Diese Strategie helfe, selbst die Kontrolle über die Situation zu behalten. Aussenstehenden legt sie nahe, betroffene Personen nicht anzustarren und auch nicht zu bemitleiden, sondern ungeachtet der Hautauffälligkeit «ganz normal» zu behandeln.

Angie Ziegler will auch andere Menschen ermutigen, offen zu ihren Makeln zu stehen: «Schönheit liegt im Auge des Betrachters. Ausserdem schauen die Menschen so oder so.»

Dieses Ziel verfolgt auch das Uni-Kinderspital Zürich und führt eine Hautstigma-Initiative durch, um Kinder und Jugendliche mit Hautveränderungen zu stärken.

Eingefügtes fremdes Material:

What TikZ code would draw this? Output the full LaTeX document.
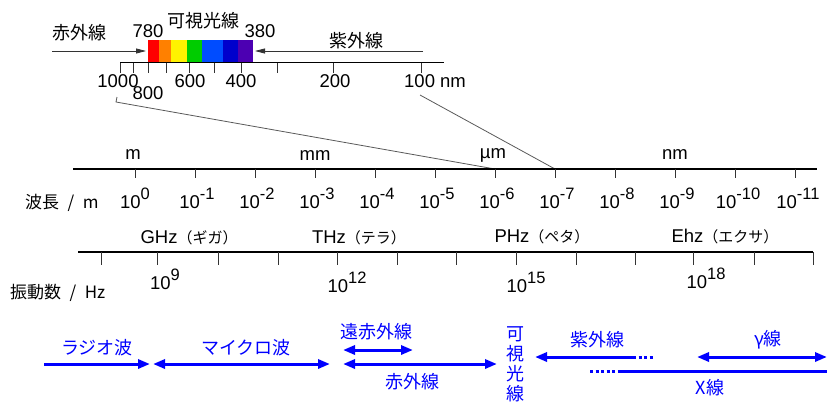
\documentclass[tikz,border=0pt]{standalone}
\usepackage{fontspec}
\setmainfont{Liberation Sans}
\newfontfamily\jpfont{Noto Sans CJK JP}
\usetikzlibrary{arrows.meta}
\newcommand\tenexp[1]{10\raisebox{.45em}{\fontsize{16.5}{16.5}\selectfont #1}}
\tikzset{
  num/.style={font=\fontsize{18.5}{18.5}\selectfont, inner sep=0pt},
  jp/.style={font=\jpfont\fontsize{18}{18}\selectfont, inner sep=0pt},
  jpblue/.style={jp, text=blue},
  scaleline/.style={line width=1.1pt},
  tickline/.style={draw=black!80, line width=.9pt},
  zoomline/.style={draw=black!65, line width=.8pt},
  toparrow/.style={draw=black!80, line width=.8pt, -{Triangle[length=10pt,width=5pt]}},
  band/.style={draw=blue, line width=3pt},
  bandtip/.style={arrows={-Triangle[length=12pt,width=9pt]}},
  bandtips/.style={arrows={Triangle[length=12pt,width=9pt]-Triangle[length=12pt,width=9pt]}},
  banddots/.style={draw=blue, line width=3pt, dash pattern=on 3pt off 2.5pt},
}
\begin{document}
\begin{tikzpicture}[x=1pt,y=-1pt]
\useasboundingbox (0,0) rectangle (827,405);
% visible spectrum
\fill[red] (148,40) rectangle (159,62);
\fill[orange] (159,40) rectangle (171,62);
\fill[yellow] (171,40) rectangle (187,62);
\fill[green!80!black] (187,40) rectangle (202,62);
\fill[blue!70!cyan] (202,40) rectangle (223,62);
\fill[blue!80!black] (223,40) rectangle (238,62);
\fill[violet!60!blue] (238,40) rectangle (253,62);
\draw (148,31) node[num] (n780) {780};
\draw (260,31) node[num] (n380) {380};
\draw (203,21) node[jp] (vis) {可視光線};
\draw (79,33) node[jp] (ir) {赤外線};
\draw (356,41) node[jp] (uv) {紫外線};
\draw[toparrow] (52,51) -- (146,51);
\draw[toparrow] (423,51) -- (255,51);
% nm scale
\draw[scaleline] (120,62.5) -- (444,62.5);
\draw[tickline] (120,62.5) -- (120,73);
\draw[tickline] (133,62.5) -- (133,73);
\draw[tickline] (148,62.5) -- (148,73);
\draw[tickline] (166,62.5) -- (166,73);
\draw[tickline] (189,62.5) -- (189,73);
\draw[tickline] (214,62.5) -- (214,73);
\draw[tickline] (241,62.5) -- (241,73);
\draw[tickline] (277,62.5) -- (277,73);
\draw[tickline] (333,62.5) -- (333,73);
\draw[tickline] (421,62.5) -- (421,73);
\draw (118,81) node[num] (n1000) {1000};
\draw (148,93) node[num] (n800) {800};
\draw (190,81) node[num] (n600) {600};
\draw (241,81) node[num] (n400) {400};
\draw (335,81) node[num] (n200) {200};
\draw (404,81) node[num,anchor=west] (n100) {100 nm};
\draw[zoomline] (117,97) -- (116,102) -- (495,169);
\draw[zoomline] (420,95) -- (555,169);
% wavelength
\draw[scaleline] (73,169) -- (817,169);
\draw[tickline] (135,169) -- (135,178);
\draw[tickline] (195,169) -- (195,178);
\draw[tickline] (255,169) -- (255,178);
\draw[tickline] (315,169) -- (315,178);
\draw[tickline] (375,169) -- (375,178);
\draw[tickline] (435,169) -- (435,178);
\draw[tickline] (495,169) -- (495,178);
\draw[tickline] (555,169) -- (555,178);
\draw[tickline] (615,169) -- (615,178);
\draw[tickline] (675,169) -- (675,178);
\draw[tickline] (735,169) -- (735,178);
\draw[tickline] (795,169) -- (795,178);
\draw (133,155) node[num] (um) {m};
\draw (315,156) node[num] (umm) {mm};
\draw (493,155) node[num] (uum) {µm};
\draw (675,155) node[num] (unm) {nm};
\draw (135,208) node[num,anchor=base] (w0) {\tenexp{0}};
\draw (197,208) node[num,anchor=base] (w1) {\tenexp{-1}};
\draw (257,208) node[num,anchor=base] (w2) {\tenexp{-2}};
\draw (317,208) node[num,anchor=base] (w3) {\tenexp{-3}};
\draw (377,208) node[num,anchor=base] (w4) {\tenexp{-4}};
\draw (437,208) node[num,anchor=base] (w5) {\tenexp{-5}};
\draw (497,208) node[num,anchor=base] (w6) {\tenexp{-6}};
\draw (557,208) node[num,anchor=base] (w7) {\tenexp{-7}};
\draw (617,208) node[num,anchor=base] (w8) {\tenexp{-8}};
\draw (677,208) node[num,anchor=base] (w9) {\tenexp{-9}};
\draw (738,208) node[num,anchor=base] (w10) {\tenexp{-10}};
\draw (798,208) node[num,anchor=base] (w11) {\tenexp{-11}};
\draw (25,203) node[jp,anchor=west,font=\jpfont\fontsize{17}{17}\selectfont] (wlen) {波長\enspace/\enspace m};
% frequency
\draw[scaleline] (78,252) -- (813,252);
\draw[tickline] (101,252) -- (101,265);
\draw[tickline] (157,252) -- (157,265);
\draw[tickline] (218,252) -- (218,265);
\draw[tickline] (278,252) -- (278,265);
\draw[tickline] (337,252) -- (337,265);
\draw[tickline] (397,252) -- (397,265);
\draw[tickline] (456,252) -- (456,265);
\draw[tickline] (516,252) -- (516,265);
\draw[tickline] (576,252) -- (576,265);
\draw[tickline] (635,252) -- (635,265);
\draw[tickline] (693,252) -- (693,265);
\draw[tickline] (754,252) -- (754,265);
\draw[tickline] (813,252) -- (813,265);
\draw (189,238) node[num] (ghz) {GHz{\jpfont\fontsize{15}{15}\selectfont （ギガ）}};
\draw (359,238) node[num] (thz) {THz{\jpfont\fontsize{15}{15}\selectfont （テラ）}};
\draw (542,237) node[num] (phz) {PHz{\jpfont\fontsize{15}{15}\selectfont （ペタ）}};
\draw (725,237) node[num] (ehz) {Ehz{\jpfont\fontsize{15}{15}\selectfont （エクサ）}};
\draw (165,289) node[num,anchor=base] (f9) {\tenexp{9}};
\draw (347,292) node[num,anchor=base] (f12) {\tenexp{12}};
\draw (526,292) node[num,anchor=base] (f15) {\tenexp{15}};
\draw (706,288) node[num,anchor=base] (f18) {\tenexp{18}};
\draw (10,293) node[jp,anchor=west,font=\jpfont\fontsize{17}{17}\selectfont] (freq) {振動数\enspace/\enspace Hz};
% bands
\draw[band,bandtip] (44,364) -- (150,364);
\draw (97,348) node[jpblue] (radio) {ラジオ波};
\draw[band,bandtips] (153,364) -- (330,364);
\draw (246,348) node[jpblue] (micro) {マイクロ波};
\draw[band,bandtips] (343,350) -- (413,350);
\draw (376,332) node[jpblue] (fir) {遠赤外線};
\draw[band,bandtips] (343,364) -- (497,364);
\draw (412,382) node[jpblue] (irb) {赤外線};
\draw (515,334) node[jpblue] (v1) {可};
\draw (515,354) node[jpblue] (v2) {視};
\draw (515,374) node[jpblue] (v3) {光};
\draw (515,394) node[jpblue] (v4) {線};
\draw[band,arrows={Triangle[length=12pt,width=9pt]-}] (535,357) -- (633,357);
\draw[banddots] (633,357) -- (654,357);
\draw (597,340) node[jpblue] (uvb) {紫外線};
\draw[band,bandtips] (697,357) -- (827,357);
\draw (768,340) node[jpblue] (gam) {γ線};
\draw[banddots] (590,371) -- (618,371);
\draw[band] (618,371) -- (827,371);
\draw (710,388) node[jpblue] (xray) {X線};
\end{tikzpicture}
\end{document}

Das ist ein Feuermal und so kann man es behandeln

Ein Feuermal ist eine angeborene Fehlbildung und wird als gutartige Hautveränderung eingestuft. Die feinen Blutgefässe, die unterhalb der Oberhaut verlaufen, sind vermehrt und erweitert, was durch die Blutfüllung der Gefässe die rötliche Färbung hervorruft. Grössere Feuermale kommen im Schnitt bei einem von 1000 Kindern vor. Ein Feuermal kann durch Make-up kaschiert oder durch eine Farbstofflaser-Therapie entfernt werden. Eine solche Behandlung kann über mehrere Jahre dauern. Insgesamt sind bis zu zehn Sitzungen nötig, die Pausen dazwischen betragen etwa zwei Monate.